Warrawong is a suburb of Wollongong in the Illawarra region of New South Wales, Australia. It is situated on the northeast corner of Lake Illawarra.

Warrawong is 90 kilometers from Sydney CBD.

Warrawong is home to Warrawong Plaza, one of three major regional shopping centres. Other facilities include the Port Kembla Hospital, Hoyts cinemas, and the Gala cinemas.

==History==
Various meanings are given for the aboriginal word "Warrawong" including "a whiting", "side of a hill", " a windy place on a hill", " wind swept" and "windy hills".

Long a farming area, after the first land grants were made in the area in 1815, Warrawong began to be developed as a suburb only in the 1930s.

The Warrawong area has been known variously as Steeltown, Kembla Estate, New Kembla and finally, Warrawong.

==Demographics==
Warrawong has a high proportion of immigrants. Of a population of 4,659, 42.8% were born overseas at the .

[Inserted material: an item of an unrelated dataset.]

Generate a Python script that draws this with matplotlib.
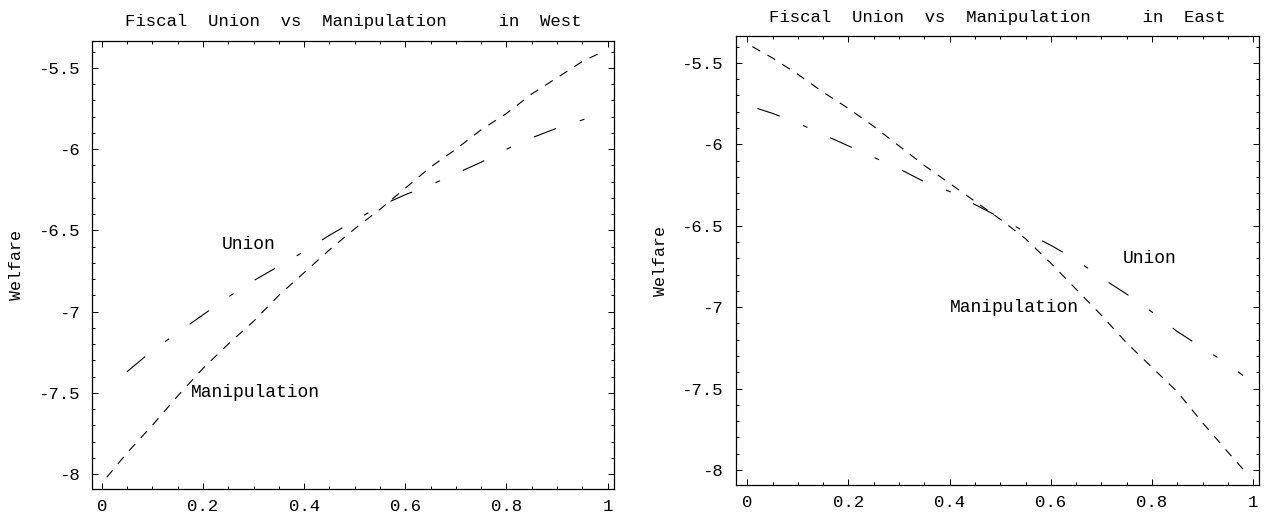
import matplotlib
matplotlib.use("Agg")
import matplotlib.pyplot as plt
from matplotlib.ticker import MultipleLocator

plt.rcParams['font.family'] = ['Liberation Mono', 'DejaVu Sans Mono']
plt.rcParams['axes.unicode_minus'] = False
plt.rcParams['lines.scale_dashes'] = False

# ---- data ----
west_manip_x = [0.01, 0.05, 0.10, 0.15, 0.20, 0.25, 0.30, 0.35, 0.40, 0.45, 0.50,
                0.55, 0.60, 0.65, 0.70, 0.75, 0.80, 0.85, 0.90, 0.95, 0.99]
west_manip_y = [-8.02, -7.87, -7.70, -7.52, -7.35, -7.20, -7.06, -6.90, -6.76, -6.62, -6.49,
                -6.37, -6.24, -6.11, -6.00, -5.88, -5.78, -5.66, -5.56, -5.46, -5.40]
west_union_x = [0.05, 0.10, 0.15, 0.20, 0.25, 0.30, 0.35, 0.40, 0.45, 0.50,
                0.55, 0.60, 0.65, 0.70, 0.75, 0.80, 0.85, 0.90, 0.95, 0.99]
west_union_y = [-7.37, -7.24, -7.13, -7.02, -6.91, -6.81, -6.72, -6.63, -6.53, -6.44,
                -6.35, -6.28, -6.22, -6.15, -6.08, -6.00, -5.93, -5.87, -5.82, -5.77]

east_manip_x = [0.01, 0.05, 0.10, 0.15, 0.20, 0.25, 0.30, 0.35, 0.40, 0.45, 0.50,
                0.55, 0.60, 0.65, 0.70, 0.75, 0.80, 0.85, 0.90, 0.95, 0.99]
east_manip_y = [-5.40, -5.47, -5.57, -5.68, -5.78, -5.89, -6.01, -6.13, -6.24, -6.35, -6.46,
                -6.58, -6.73, -6.89, -7.05, -7.22, -7.37, -7.52, -7.71, -7.89, -8.03]
east_union_x = [0.02, 0.05, 0.10, 0.15, 0.20, 0.25, 0.30, 0.35, 0.40, 0.45, 0.50,
                0.55, 0.60, 0.65, 0.70, 0.75, 0.80, 0.85, 0.90, 0.95, 0.98]
east_union_y = [-5.78, -5.81, -5.87, -5.94, -6.01, -6.08, -6.15, -6.23, -6.29, -6.37, -6.45,
                -6.54, -6.62, -6.71, -6.82, -6.92, -7.03, -7.15, -7.25, -7.35, -7.42]

x_ticks = [0, 0.2, 0.4, 0.6, 0.8, 1]
x_labels = ["0", "0.2", "0.4", "0.6", "0.8", "1"]
y_ticks = [-8, -7.5, -7, -6.5, -6, -5.5]
y_labels = ["-8", "-7.5", "-7", "-6.5", "-6", "-5.5"]

titles = ["Fiscal  Union  vs  Manipulation     in  West",
          "Fiscal  Union  vs  Manipulation     in  East"]
ylabel = "Welfare"

# label positions (data coords)
west_labels = [("Union", 0.29, -6.586), ("Manipulation", 0.304, -7.50)]
east_labels = [("Union", 0.796, -6.70), ("Manipulation", 0.527, -7.00)]

W, H = 1271, 514
fig = plt.figure(figsize=(W / 100, H / 100), dpi=100)

def px_axes(l, t, r, b):
    return [l / W, 1 - b / H, (r - l) / W, (b - t) / H]

ax1 = fig.add_axes(px_axes(92.3, 40.7, 614, 489))
ax2 = fig.add_axes(px_axes(735.6, 36, 1259.3, 485))

manip_dash = (0, (6.5, 6.0))
union_dash = (0, (17, 18, 3.6, 18))

def style(ax, title, xlim, ylim, mx, my, ux, uy, labels):
    ax.plot(mx, my, color='black', lw=0.8, linestyle=manip_dash)
    ax.plot(ux, uy, color='black', lw=0.8, linestyle=union_dash)
    ax.set_xlim(*xlim)
    ax.set_ylim(*ylim)
    ax.set_xticks(x_ticks)
    ax.set_xticklabels(x_labels)
    ax.set_yticks(y_ticks)
    ax.set_yticklabels(y_labels)
    ax.xaxis.set_minor_locator(MultipleLocator(0.05))
    ax.yaxis.set_minor_locator(MultipleLocator(0.1))
    ax.tick_params(which='both', direction='in', top=True, right=True,
                   width=0.7, color='black', labelsize=12.5)
    ax.tick_params(which='major', length=4.5)
    ax.tick_params(which='minor', length=2.5)
    ax.tick_params(axis='y', which='major', pad=9)
    ax.tick_params(axis='x', which='major', pad=7)
    for s in ax.spines.values():
        s.set_linewidth(0.9)
    ax.text(0.5, 1.042, title, transform=ax.transAxes, ha='center', va='center',
            fontsize=12.5)
    ax.set_ylabel(ylabel, fontsize=12, labelpad=10)
    for txt, x, y in labels:
        ax.text(x, y, txt, ha='center', va='center', fontsize=13)

style(ax1, titles[0], (-0.0186, 1.0125), (-8.092, -5.332),
      west_manip_x, west_manip_y, west_union_x, west_union_y, west_labels)
style(ax2, titles[1], (-0.023, 1.012), (-8.092, -5.335),
      east_manip_x, east_manip_y, east_union_x, east_union_y, east_labels)

fig.savefig("out.png", dpi=100)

| Country of Birth | Number | Percentage of total inhabitants |
|---|---|---|
| Australia | 2,665 | 57.2% |
| North Macedonia | 263 | 5.6% |
| Italy | 197 | 4.2% |
| Portugal | 178 | 3.8% |
| England | 69 | 1.5% |
| New Zealand | 66 | 1.4% |

- Aboriginal and Torres Strait Islander people made up 5.4% of the population.
- 56.2% of people spoke only English at home. Other languages spoken at home included Macedonian 8.0%, Italian 5.2%, Portuguese 3.9% and Arabic 2.2%.
- The most common responses for religion were Catholic 28.1%, No Religion 25.9%, Eastern Orthodox 9.4% and Anglican 6.7%.